**Problem to work on:** Retype the data below without altering anything.

───── Recorded data ─────

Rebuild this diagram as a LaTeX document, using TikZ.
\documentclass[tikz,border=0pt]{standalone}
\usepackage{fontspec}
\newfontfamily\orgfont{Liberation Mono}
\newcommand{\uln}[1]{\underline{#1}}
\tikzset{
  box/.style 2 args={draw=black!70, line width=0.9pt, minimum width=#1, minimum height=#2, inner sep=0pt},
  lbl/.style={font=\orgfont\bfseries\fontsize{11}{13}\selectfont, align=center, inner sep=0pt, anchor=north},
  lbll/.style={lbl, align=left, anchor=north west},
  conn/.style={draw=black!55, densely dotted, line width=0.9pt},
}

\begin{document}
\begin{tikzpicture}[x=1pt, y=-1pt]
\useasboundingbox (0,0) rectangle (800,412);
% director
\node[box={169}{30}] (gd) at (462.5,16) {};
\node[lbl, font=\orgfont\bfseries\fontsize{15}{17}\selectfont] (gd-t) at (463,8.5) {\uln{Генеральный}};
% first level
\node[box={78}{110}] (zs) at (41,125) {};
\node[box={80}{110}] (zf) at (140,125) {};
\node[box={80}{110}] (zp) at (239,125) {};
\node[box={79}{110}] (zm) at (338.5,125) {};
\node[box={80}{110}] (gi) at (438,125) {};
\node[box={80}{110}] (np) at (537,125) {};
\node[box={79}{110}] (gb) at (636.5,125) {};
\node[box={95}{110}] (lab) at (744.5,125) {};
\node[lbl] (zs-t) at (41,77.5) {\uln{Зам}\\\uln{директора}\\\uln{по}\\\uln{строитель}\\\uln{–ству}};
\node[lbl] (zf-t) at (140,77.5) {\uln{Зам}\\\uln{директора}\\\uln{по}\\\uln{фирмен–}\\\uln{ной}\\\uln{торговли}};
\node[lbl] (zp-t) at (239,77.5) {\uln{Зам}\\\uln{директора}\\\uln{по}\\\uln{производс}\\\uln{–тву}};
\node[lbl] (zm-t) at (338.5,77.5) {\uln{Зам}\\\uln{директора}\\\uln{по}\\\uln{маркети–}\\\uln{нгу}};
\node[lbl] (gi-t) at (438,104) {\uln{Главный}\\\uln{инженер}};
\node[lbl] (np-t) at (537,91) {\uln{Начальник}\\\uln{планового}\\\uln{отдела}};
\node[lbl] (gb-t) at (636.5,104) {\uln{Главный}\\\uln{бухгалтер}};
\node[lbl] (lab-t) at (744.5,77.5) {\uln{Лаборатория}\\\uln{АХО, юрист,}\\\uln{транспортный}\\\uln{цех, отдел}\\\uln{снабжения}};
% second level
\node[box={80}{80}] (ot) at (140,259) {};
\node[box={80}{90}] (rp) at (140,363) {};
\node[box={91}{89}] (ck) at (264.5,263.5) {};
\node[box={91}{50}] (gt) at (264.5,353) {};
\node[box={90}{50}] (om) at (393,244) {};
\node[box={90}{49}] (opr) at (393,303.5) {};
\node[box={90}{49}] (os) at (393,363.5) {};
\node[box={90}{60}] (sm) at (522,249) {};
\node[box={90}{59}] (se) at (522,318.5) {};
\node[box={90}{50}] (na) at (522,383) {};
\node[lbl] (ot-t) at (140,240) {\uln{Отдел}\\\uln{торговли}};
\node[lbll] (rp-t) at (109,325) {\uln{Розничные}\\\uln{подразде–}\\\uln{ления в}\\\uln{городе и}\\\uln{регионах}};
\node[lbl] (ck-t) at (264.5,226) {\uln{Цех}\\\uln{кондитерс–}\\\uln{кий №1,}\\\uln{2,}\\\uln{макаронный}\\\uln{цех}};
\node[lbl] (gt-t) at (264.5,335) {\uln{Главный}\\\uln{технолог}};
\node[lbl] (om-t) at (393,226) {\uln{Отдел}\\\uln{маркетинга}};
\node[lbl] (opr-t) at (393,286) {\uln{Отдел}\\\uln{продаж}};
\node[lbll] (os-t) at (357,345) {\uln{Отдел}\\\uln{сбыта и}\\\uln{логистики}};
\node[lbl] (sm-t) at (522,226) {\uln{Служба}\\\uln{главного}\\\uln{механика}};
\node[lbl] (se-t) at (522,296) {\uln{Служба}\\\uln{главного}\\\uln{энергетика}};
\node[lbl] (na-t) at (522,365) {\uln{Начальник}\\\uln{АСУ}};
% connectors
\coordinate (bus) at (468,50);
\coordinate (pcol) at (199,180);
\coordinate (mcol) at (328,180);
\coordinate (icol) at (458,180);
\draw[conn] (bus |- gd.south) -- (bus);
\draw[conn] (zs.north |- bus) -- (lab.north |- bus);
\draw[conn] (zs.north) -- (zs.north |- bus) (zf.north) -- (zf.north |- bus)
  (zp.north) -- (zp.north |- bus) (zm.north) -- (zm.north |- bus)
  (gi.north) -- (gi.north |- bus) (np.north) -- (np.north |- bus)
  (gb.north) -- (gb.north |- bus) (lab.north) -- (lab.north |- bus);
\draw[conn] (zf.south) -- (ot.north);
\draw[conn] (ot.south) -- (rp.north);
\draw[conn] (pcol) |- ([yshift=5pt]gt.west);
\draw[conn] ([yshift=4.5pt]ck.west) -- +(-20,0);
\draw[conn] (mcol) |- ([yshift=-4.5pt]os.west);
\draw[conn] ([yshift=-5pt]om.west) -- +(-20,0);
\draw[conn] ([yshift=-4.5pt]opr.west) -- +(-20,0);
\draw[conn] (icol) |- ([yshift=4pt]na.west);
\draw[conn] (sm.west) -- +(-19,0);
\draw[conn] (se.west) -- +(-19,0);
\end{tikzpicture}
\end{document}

─────

**Written response:**
Rebuild this diagram as a LaTeX document, using TikZ.
\documentclass[tikz,border=0pt]{standalone}
\usepackage{fontspec}
\newfontfamily\orgfont{Liberation Mono}
\newcommand{\uln}[1]{\underline{#1}}
\tikzset{
  box/.style 2 args={draw=black!70, line width=0.9pt, minimum width=#1, minimum height=#2, inner sep=0pt},
  lbl/.style={font=\orgfont\bfseries\fontsize{11}{13}\selectfont, align=center, inner sep=0pt, anchor=north},
  lbll/.style={lbl, align=left, anchor=north west},
  conn/.style={draw=black!55, densely dotted, line width=0.9pt},
}

\begin{document}
\begin{tikzpicture}[x=1pt, y=-1pt]
\useasboundingbox (0,0) rectangle (800,412);
% director
\node[box={169}{30}] (gd) at (462.5,16) {};
\node[lbl, font=\orgfont\bfseries\fontsize{15}{17}\selectfont] (gd-t) at (463,8.5) {\uln{Генеральный}};
% first level
\node[box={78}{110}] (zs) at (41,125) {};
\node[box={80}{110}] (zf) at (140,125) {};
\node[box={80}{110}] (zp) at (239,125) {};
\node[box={79}{110}] (zm) at (338.5,125) {};
\node[box={80}{110}] (gi) at (438,125) {};
\node[box={80}{110}] (np) at (537,125) {};
\node[box={79}{110}] (gb) at (636.5,125) {};
\node[box={95}{110}] (lab) at (744.5,125) {};
\node[lbl] (zs-t) at (41,77.5) {\uln{Зам}\\\uln{директора}\\\uln{по}\\\uln{строитель}\\\uln{–ству}};
\node[lbl] (zf-t) at (140,77.5) {\uln{Зам}\\\uln{директора}\\\uln{по}\\\uln{фирмен–}\\\uln{ной}\\\uln{торговли}};
\node[lbl] (zp-t) at (239,77.5) {\uln{Зам}\\\uln{директора}\\\uln{по}\\\uln{производс}\\\uln{–тву}};
\node[lbl] (zm-t) at (338.5,77.5) {\uln{Зам}\\\uln{директора}\\\uln{по}\\\uln{маркети–}\\\uln{нгу}};
\node[lbl] (gi-t) at (438,104) {\uln{Главный}\\\uln{инженер}};
\node[lbl] (np-t) at (537,91) {\uln{Начальник}\\\uln{планового}\\\uln{отдела}};
\node[lbl] (gb-t) at (636.5,104) {\uln{Главный}\\\uln{бухгалтер}};
\node[lbl] (lab-t) at (744.5,77.5) {\uln{Лаборатория}\\\uln{АХО, юрист,}\\\uln{транспортный}\\\uln{цех, отдел}\\\uln{снабжения}};
% second level
\node[box={80}{80}] (ot) at (140,259) {};
\node[box={80}{90}] (rp) at (140,363) {};
\node[box={91}{89}] (ck) at (264.5,263.5) {};
\node[box={91}{50}] (gt) at (264.5,353) {};
\node[box={90}{50}] (om) at (393,244) {};
\node[box={90}{49}] (opr) at (393,303.5) {};
\node[box={90}{49}] (os) at (393,363.5) {};
\node[box={90}{60}] (sm) at (522,249) {};
\node[box={90}{59}] (se) at (522,318.5) {};
\node[box={90}{50}] (na) at (522,383) {};
\node[lbl] (ot-t) at (140,240) {\uln{Отдел}\\\uln{торговли}};
\node[lbll] (rp-t) at (109,325) {\uln{Розничные}\\\uln{подразде–}\\\uln{ления в}\\\uln{городе и}\\\uln{регионах}};
\node[lbl] (ck-t) at (264.5,226) {\uln{Цех}\\\uln{кондитерс–}\\\uln{кий №1,}\\\uln{2,}\\\uln{макаронный}\\\uln{цех}};
\node[lbl] (gt-t) at (264.5,335) {\uln{Главный}\\\uln{технолог}};
\node[lbl] (om-t) at (393,226) {\uln{Отдел}\\\uln{маркетинга}};
\node[lbl] (opr-t) at (393,286) {\uln{Отдел}\\\uln{продаж}};
\node[lbll] (os-t) at (357,345) {\uln{Отдел}\\\uln{сбыта и}\\\uln{логистики}};
\node[lbl] (sm-t) at (522,226) {\uln{Служба}\\\uln{главного}\\\uln{механика}};
\node[lbl] (se-t) at (522,296) {\uln{Служба}\\\uln{главного}\\\uln{энергетика}};
\node[lbl] (na-t) at (522,365) {\uln{Начальник}\\\uln{АСУ}};
% connectors
\coordinate (bus) at (468,50);
\coordinate (pcol) at (199,180);
\coordinate (mcol) at (328,180);
\coordinate (icol) at (458,180);
\draw[conn] (bus |- gd.south) -- (bus);
\draw[conn] (zs.north |- bus) -- (lab.north |- bus);
\draw[conn] (zs.north) -- (zs.north |- bus) (zf.north) -- (zf.north |- bus)
  (zp.north) -- (zp.north |- bus) (zm.north) -- (zm.north |- bus)
  (gi.north) -- (gi.north |- bus) (np.north) -- (np.north |- bus)
  (gb.north) -- (gb.north |- bus) (lab.north) -- (lab.north |- bus);
\draw[conn] (zf.south) -- (ot.north);
\draw[conn] (ot.south) -- (rp.north);
\draw[conn] (pcol) |- ([yshift=5pt]gt.west);
\draw[conn] ([yshift=4.5pt]ck.west) -- +(-20,0);
\draw[conn] (mcol) |- ([yshift=-4.5pt]os.west);
\draw[conn] ([yshift=-5pt]om.west) -- +(-20,0);
\draw[conn] ([yshift=-4.5pt]opr.west) -- +(-20,0);
\draw[conn] (icol) |- ([yshift=4pt]na.west);
\draw[conn] (sm.west) -- +(-19,0);
\draw[conn] (se.west) -- +(-19,0);
\end{tikzpicture}
\end{document}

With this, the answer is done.